Ollie's goal going forward is to go backward, to approach golf as the love of his life rather than as his life's labor.

"I'm just going to try to be [relaxed] more often; you just kind of stop caring too much. Just be yourself and stop trying so hard," he said. "I think I got a little too serious this past year. I think that happens to a lot of guys where you start feeling like playing is a job . . . instead of who you are.

"It's easy to do that because it is your job, and your source of everything, really. But it's still just golf. I have the luxury of not having a job. I love to play golf. I have played since I was 14, not because it was a job, but something I did after school."

Schniederjans, the two-time ACC Player of the Year, went 3-1 for the U.S. squad that lost last year at the Walton Heath Golf Club in Surrey, England.

This is the first go-round for Albertson, who finished his Tech career as one of just a handful of golfers to win two ACC titles and earn All-ACC honors four times.

Although Albertson like Schniederjans bogged down as the NCAAs wore on, he's not approaching the Palmer Cup as a transition.

"I think it's a great ending. It's not a no-pressure event. I take it very seriously. It's a great honor to be on the team, and represent the United States," he said. "It's something I've always wanted to do, and to be here with Ollie and coach -- it doesn't get much better than that.

"Obviously, any time I play I play to win and I'm going to give everything I have for that. We didn't come here to lose . . . There really hasn't been any change since school has ended, except that a part of my life is over. I'll never be on a team again with those guys, and that's hard, but being with Ollie helps."

While Albertson turns pro next week at a tournament to be determined, Schniederjans will play as an amateur in the U.S. Open at Chambers Bay, Wash.

Heppler was invited by Ollie's family to attend, but the coach will pass as the permit to renovate Tech's golf facility was pulled this week and work should begin almost immediately on the facility.

"At this time I think it's more important for me to be there," the coach explained. "I was looking forward to spending the week with Ollie, but this is a big deal."

Ollie will march on with his entire family in the gallery as he seeks to transition his mindset back toward where it was in simpler times.

"This one is really easy to do that.

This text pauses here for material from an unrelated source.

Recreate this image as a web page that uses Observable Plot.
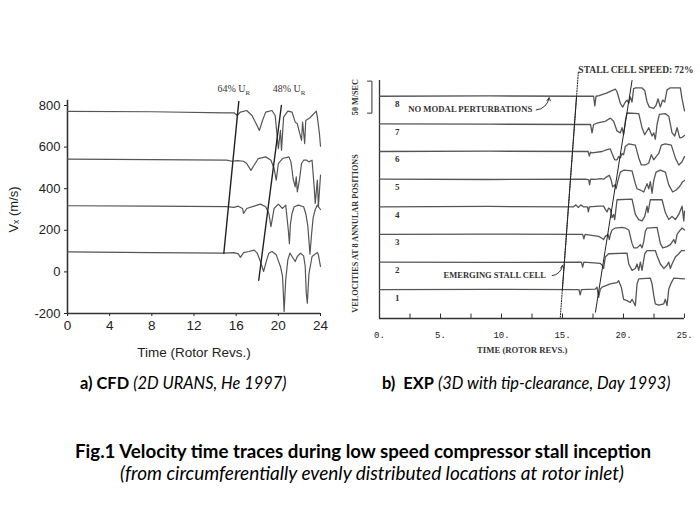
<!DOCTYPE html>
<html><head><meta charset="utf-8">
<script src="https://cdn.jsdelivr.net/npm/d3@7"></script>
<script src="https://cdn.jsdelivr.net/npm/@observablehq/plot@0.6"></script>
<style>
body{margin:0;background:#fff;width:700px;height:525px;position:relative;overflow:hidden;font-family:Lato,"Open Sans",sans-serif;color:#000;}
#left{position:absolute;left:0;top:70px;}
#right{position:absolute;left:345px;top:55px;}
.cap{position:absolute;white-space:nowrap;line-height:1.2;}
</style></head><body>
<div id="left"></div><div id="right"></div>
<div class="cap" style="left:80px;top:373px;font-size:16.4px"><b>a) CFD</b> <i>(2D URANS, He 1997)</i></div>
<div class="cap" style="left:382px;top:373px;font-size:16.4px"><b>b)&nbsp; EXP</b> <i>(3D with tip-clearance, Day 1993)</i></div>
<div class="cap" style="left:75px;top:440px;font-size:18.7px;font-weight:bold">Fig.1 Velocity time traces during low speed compressor stall inception</div>
<div class="cap" style="left:120px;top:462px;font-size:19px;font-style:italic">(from circumferentially evenly distributed locations at rotor inlet)</div>
<script>
// ---------- (a) CFD, He 1997 : Vx (m/s) vs time (rotor revs) ----------
const cfdXTicks = [0, 4, 8, 12, 16, 20, 24];
const cfdYTicks = [-200, 0, 200, 400, 600, 800];
const cfdTrace1 = [[0,772],[8,770],[15,765],[15.8,765],[16.1,752],[16.4,768],[17.0,776],[17.5,752],[17.9,712],[18.2,680],[18.5,728],[18.8,768],[19.4,776],[19.7,752],[19.9,648],[20.0,593],[20.2,680],[20.3,585],[20.5,744],[20.9,773],[21.3,768],[21.6,720],[21.8,712],[22.0,672],[22.2,632],[22.3,720],[22.5,617],[22.6,728],[23.0,741],[23.6,773],[23.7,744],[23.9,664],[24.0,604]];
const cfdTrace2 = [[0,542],[8,540],[15.1,537],[15.6,532],[16.1,535],[16.7,532],[17.0,521],[17.4,488],[17.7,513],[18.1,545],[18.8,553],[19.3,537],[19.6,497],[19.8,441],[20.0,521],[20.4,545],[21.0,553],[21.2,529],[21.4,449],[21.6,409],[21.7,457],[21.8,385],[22.0,441],[22.2,521],[22.4,537],[22.7,537],[22.9,529],[23.2,537],[23.4,409],[23.5,329],[23.7,441],[23.8,313],[24.0,465]];
const cfdTrace3 = [[0,318],[8,316],[15.1,314],[15.8,310],[16.2,316],[16.6,305],[16.7,281],[17.0,305],[17.7,316],[18.3,326],[18.8,313],[19.1,281],[19.3,217],[19.6,305],[20.0,326],[20.4,305],[20.7,321],[20.95,200],[21.05,136],[21.15,230],[21.3,281],[21.5,313],[21.9,321],[22.4,313],[22.6,281],[22.8,220],[23.0,85],[23.15,180],[23.3,260],[23.5,300],[23.7,321],[24.0,300]];
const cfdTrace4 = [[0,96],[8,93],[14.8,90],[15.8,93],[16.2,87],[16.4,70],[16.7,93],[17.2,98],[17.7,105],[18.0,90],[18.3,50],[18.6,2],[18.9,58],[19.1,90],[19.4,98],[19.8,82],[20.2,26],[20.4,-22],[20.55,-190],[20.7,-38],[20.9,58],[21.1,90],[21.6,50],[21.8,74],[22.1,90],[22.4,77],[22.55,26],[22.65,-102],[22.75,-150],[22.9,-10],[23.2,74],[23.7,93],[23.8,82],[24.0,26]];
const cfdStall64 = [[14.83,90],[16.25,820]];
const cfdStall48 = [[18.14,-40],[20.29,800]];
const cfdLabels = [{t:14.23, v:880, text:"64% U_R"}, {t:19.46, v:880, text:"48% U_R"}];

// ---------- (b) EXP, Day 1993 : velocities at 8 annular positions ----------
const expXTicks = [0, 5, 10, 15, 20, 25];
const expMinorTicks = [0, 2.5, 5, 7.5, 10, 12.5, 15, 17.5, 20, 22.5, 25];
const expPositions = [1, 2, 3, 4, 5, 6, 7, 8];
const expBaselines = [0, 43.2, 86.4, 129.6, 172.8, 216, 259.2, 302.4]; // m/s offsets
const expTrace1 = [[0,0],[9,0.5],[16.35,0],[16.45,-8],[16.55,0],[17.69,1],[17.83,4],[17.96,-12],[18.1,1],[18.24,4],[18.51,6],[18.92,9],[19.47,11],[19.6,14],[19.82,4],[20.01,-15],[20.29,-17],[20.56,-20],[20.7,-15],[20.84,-20],[20.97,-25],[21.11,9],[21.25,17],[22.2,18],[22.34,9],[22.48,-9],[22.61,-22],[22.89,-24],[23.3,-22],[23.43,-15],[23.57,-25],[23.71,1],[23.92,11],[24.12,18],[25.0,17]];
const expTrace2 = [[0,0],[9,-0.5],[16.55,0],[16.65,-8],[16.75,0],[18.1,-2],[18.24,-5],[18.37,-10],[18.51,8],[18.78,13],[20.29,14],[20.43,-3],[20.7,-13],[20.97,-10],[21.11,-3],[21.25,-13],[21.38,0],[21.52,-13],[21.74,13],[21.93,18],[22.61,18],[22.75,10],[23.02,-3],[23.3,-10],[23.57,-5],[23.71,0],[23.84,-10],[23.98,-3],[24.25,8],[24.53,13],[24.75,18],[25.0,18]];
const expTrace3 = [[0,0],[9,0.5],[16.65,0],[16.75,-7],[16.85,0],[17.96,-3],[18.24,-6],[18.37,-8],[18.51,-3],[18.73,0],[18.84,-8],[18.92,0],[19.06,7],[19.33,10],[19.88,11],[20.15,10],[20.43,7],[20.7,-14],[20.84,-21],[21.11,-21],[21.38,-16],[21.52,-21],[21.66,-11],[21.79,5],[21.93,10],[22.75,11],[23.02,-14],[23.21,-21],[23.57,-19],[23.84,-16],[24.12,-8],[24.25,-14],[24.39,0],[24.66,7],[24.8,10],[25.0,7]];
const expTrace4 = [[0,0],[9,0.5],[15.9,0],[16.1,3],[16.3,-1],[16.5,3],[16.7,0],[17.05,0],[17.12,-8],[17.2,0],[17.96,1],[18.37,1],[18.51,-4],[18.65,-8],[18.78,-2],[18.92,-4],[19.06,-17],[19.19,-12],[19.28,-20],[19.47,11],[20.7,12],[20.97,-12],[21.25,-20],[21.52,-22],[21.74,-15],[21.93,1],[22.01,-9],[22.2,11],[23.16,11],[23.43,-9],[23.71,-20],[23.98,-15],[24.25,-20],[24.53,-12],[24.8,1],[24.94,-22],[25.0,-7]];
const expTrace5 = [[0,0],[9,-0.5],[16.9,0],[17.15,-1],[17.22,-9],[17.3,0],[17.69,-0.5],[18.1,1],[18.37,0],[18.65,4],[18.84,6],[19.0,-2],[19.11,-12],[19.28,-9],[19.39,-15],[19.55,-2],[19.74,11],[20.01,14],[20.7,13],[20.97,-7],[21.11,-15],[21.38,-17],[21.66,-20],[21.93,-7],[22.07,-15],[22.2,-4],[22.34,-22],[22.48,-2],[22.67,11],[23.02,14],[23.43,11],[23.71,-9],[24.03,-20],[24.31,-17],[24.58,-12],[24.85,-4],[25.0,-2]];
const expTrace6 = [[0,0],[9,0.5],[17.1,0],[17.2,-7],[17.3,-1],[17.42,-2],[18.24,0],[18.65,3],[18.92,4],[19.06,-3],[19.28,-13],[19.47,-13],[19.6,-8],[19.74,-10],[19.88,-3],[20.01,-5],[20.15,8],[20.43,12],[20.97,10],[21.25,-10],[21.46,-21],[21.79,-21],[22.07,-18],[22.28,-5],[22.48,-13],[22.67,-8],[22.89,-3],[23.1,10],[23.43,12],[23.92,10],[24.25,-10],[24.53,-21],[24.8,-16],[25.0,-8]];
const expTrace7 = [[0,0],[9,-0.5],[16.87,-1],[17.3,-1],[17.42,-14],[17.55,-1],[17.96,2],[18.51,4],[18.92,9],[19.19,4],[19.47,-11],[19.74,-14],[19.88,-6],[20.01,-17],[20.15,4],[20.29,17],[21.25,16],[21.52,-6],[21.74,-17],[22.07,-6],[22.34,-19],[22.48,-14],[22.61,-24],[22.75,-1],[22.94,15],[23.43,16],[23.71,12],[23.98,-14],[24.2,-19],[24.39,-6],[24.61,-22],[24.8,-21],[25.0,-18]];
const expTrace8 = [[0,0],[9,0.5],[16.5,0],[17.55,0],[17.65,-15],[17.75,0],[18.0,1],[18.6,5],[19.33,11],[19.47,7],[19.74,-11],[19.93,-17],[20.15,-9],[20.29,-6],[20.43,-11],[20.56,-1],[20.7,-9],[20.83,12],[21.0,13],[21.52,13],[21.74,9],[21.93,-9],[22.12,-17],[22.48,-19],[22.67,-14],[22.83,-4],[23.02,-17],[23.21,-6],[23.38,-9],[23.57,10],[23.8,13],[24.66,13],[24.8,-4],[25.0,-23]];
const expStall72 = [[14.82,-43],[16.3,340]];
const expStall72Solid = [[14.99,0],[16.15,302]];
const expStallLate = [[17.7,-35],[20.7,327]];
const expScaleBar = [[-0.98,276],[-0.62,276],[-0.62,326],[-0.98,326]];

// ---------- build left ----------
const cfdData = [cfdTrace1, cfdTrace2, cfdTrace3, cfdTrace4]
  .flatMap((tr, i) => tr.map(([t, v]) => ({t, v, s: i})));
const pts = (arr) => arr.map(([t, v]) => ({t, v}));

const left = Plot.plot({
  width: 345, height: 300,
  marginLeft: 67, marginRight: 25, marginTop: 35, marginBottom: 57,
  x: {domain: [0, 24]},
  y: {domain: [-200, 800]},
  style: {fontFamily: "'Liberation Sans', Arial, sans-serif", fontSize: "13px", color: "#222", background: "transparent", overflow: "visible"},
  marks: [
    Plot.axisX({ticks: cfdXTicks, tickSize: 3, tickPadding: 4, label: "Time (Rotor Revs.)", labelAnchor: "center", labelArrow: "none", labelOffset: 43, fontSize: 13.5}),
    Plot.axisY({ticks: cfdYTicks, tickSize: 3, tickPadding: 4, tickFormat: d => String(d), label: "Vₓ (m/s)", labelAnchor: "center", labelArrow: "none", labelOffset: 59, fontSize: 13}),
    Plot.ruleX([0], {y1: -200, y2: 825, stroke: "#333", strokeWidth: 1.6}),
    Plot.ruleY([-200], {x1: 0, x2: 24, stroke: "#333", strokeWidth: 1.6}),
    Plot.line(cfdData, {x: "t", y: "v", z: "s", stroke: "#555", strokeWidth: 1.2}),
    Plot.line(pts(cfdStall64), {x: "t", y: "v", stroke: "#222", strokeWidth: 1.4}),
    Plot.line(pts(cfdStall48), {x: "t", y: "v", stroke: "#222", strokeWidth: 1.4}),
    Plot.text(cfdLabels, {x: "t", y: "v", text: "text", textAnchor: "start", fontFamily: "'Liberation Serif', serif", fontSize: 10, fill: "#333"})
  ]
});
document.getElementById("left").appendChild(left);
d3.select(left).selectAll("text").each(function () {
  const s = this.textContent;
  if (s.includes("_R")) {
    this.textContent = s.split("_R")[0];
    d3.select(this).append("tspan").attr("dy", 3).attr("font-size", "7px").text("R");
  }
});

// ---------- build right ----------
const expTraces = [expTrace1, expTrace2, expTrace3, expTrace4, expTrace5, expTrace6, expTrace7, expTrace8];
const expData = expTraces.flatMap((tr, i) => tr.map(([t, d]) => ({t, y: expBaselines[i] + d, s: i})));
const expNums = expPositions.map((p, i) => ({t: 1.45, y: expBaselines[i] - 12.5, text: String(p)}));
const serif = "'Liberation Serif', 'DejaVu Serif', serif";

const right = Plot.plot({
  width: 355, height: 310,
  marginLeft: 34, marginRight: 16, marginTop: 25, marginBottom: 47,
  x: {domain: [0, 25]},
  y: {domain: [-45, 327]},
  style: {fontFamily: serif, fontSize: "8px", color: "#222", background: "transparent", overflow: "visible"},
  marks: [
    Plot.axisX({ticks: expXTicks, tickSize: 0, tickPadding: 13, tickFormat: d => d + ".", fontFamily: "'Liberation Mono', monospace", fontSize: 9, label: null}),
    Plot.axisY({ticks: [], label: null}),
    Plot.ruleX(expMinorTicks, {y1: -45, y2: -38, stroke: "#333", strokeWidth: 1}),
    Plot.ruleX([0], {y1: -45, y2: 327, stroke: "#333", strokeWidth: 1.3}),
    Plot.ruleY([-45], {x1: 0, x2: 25, stroke: "#333", strokeWidth: 1.3}),
    Plot.line(expData, {x: "t", y: "y", z: "s", stroke: "#555", strokeWidth: 1.3}),
    Plot.line(pts(expStall72), {x: "t", y: "v", stroke: "#222", strokeWidth: 1, strokeDasharray: "1.2,1.4"}),
    Plot.line(pts(expStall72Solid), {x: "t", y: "v", stroke: "#222", strokeWidth: 1}),
    Plot.line(pts(expStallLate), {x: "t", y: "v", stroke: "#222", strokeWidth: 1}),
    Plot.line(pts(expScaleBar), {x: "t", y: "v", stroke: "#333", strokeWidth: 1}),
    Plot.text(expNums, {x: "t", y: "y", text: "text", fontFamily: serif, fontWeight: "bold", fontSize: 9, fill: "#333"}),
    Plot.text([{t: 2.35, y: 282, text: "NO MODAL PERTURBATIONS"}], {x: "t", y: "y", text: "text", textAnchor: "start", fontWeight: "bold", fontSize: 8.7, fill: "#333"}),
    Plot.arrow([{x1: 12.85, y1: 281, x2: 13.9, y2: 300}], {x1: "x1", y1: "y1", x2: "x2", y2: "y2", bend: -40, headLength: 5, stroke: "#333", strokeWidth: 1}),
    Plot.text([{t: 5.25, y: 22, text: "EMERGING STALL CELL"}], {x: "t", y: "y", text: "text", textAnchor: "start", fontWeight: "bold", fontSize: 8.5, fill: "#333"}),
    Plot.arrow([{x1: 14.15, y1: 22, x2: 15.0, y2: 38}], {x1: "x1", y1: "y1", x2: "x2", y2: "y2", bend: -40, headLength: 5, stroke: "#333", strokeWidth: 1}),
    Plot.text([{t: 16.3, y: 343, text: "STALL CELL SPEED: 72%"}], {x: "t", y: "y", text: "text", textAnchor: "start", fontWeight: "bold", fontSize: 9.5, fill: "#333"}),
    Plot.text([{t: -2.0, y: 301, text: "50 M/SEC"}], {x: "t", y: "y", text: "text", rotate: -90, fontWeight: "bold", fontSize: 8.2, fill: "#333"}),
    Plot.text([{t: -2.0, y: 88, text: "VELOCITIES AT 8 ANNULAR POSITIONS"}], {x: "t", y: "y", text: "text", rotate: -90, fontWeight: "bold", fontSize: 8.2, fill: "#333"}),
    Plot.text([{t: 11.7, y: -94, text: "TIME (ROTOR REVS.)"}], {x: "t", y: "y", text: "text", fontWeight: "bold", fontSize: 8.7, fill: "#333"})
  ]
});
document.getElementById("right").appendChild(right);
</script>
</body></html>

It's not that hard of a challenge to enjoy this," he said. "The challenge will be to see if I can relax in the U.S. Open. I'm really happy to be doing this. It's great practice.

"We're kind of having a family reunion . . . I'm just happy to be done with the NCAAs. I'm ready to play these tournaments. I'm just happy, amateur or pro, that I have the luxury of being able to play in these tournaments, travel . . . and turn pro after the [British] Open."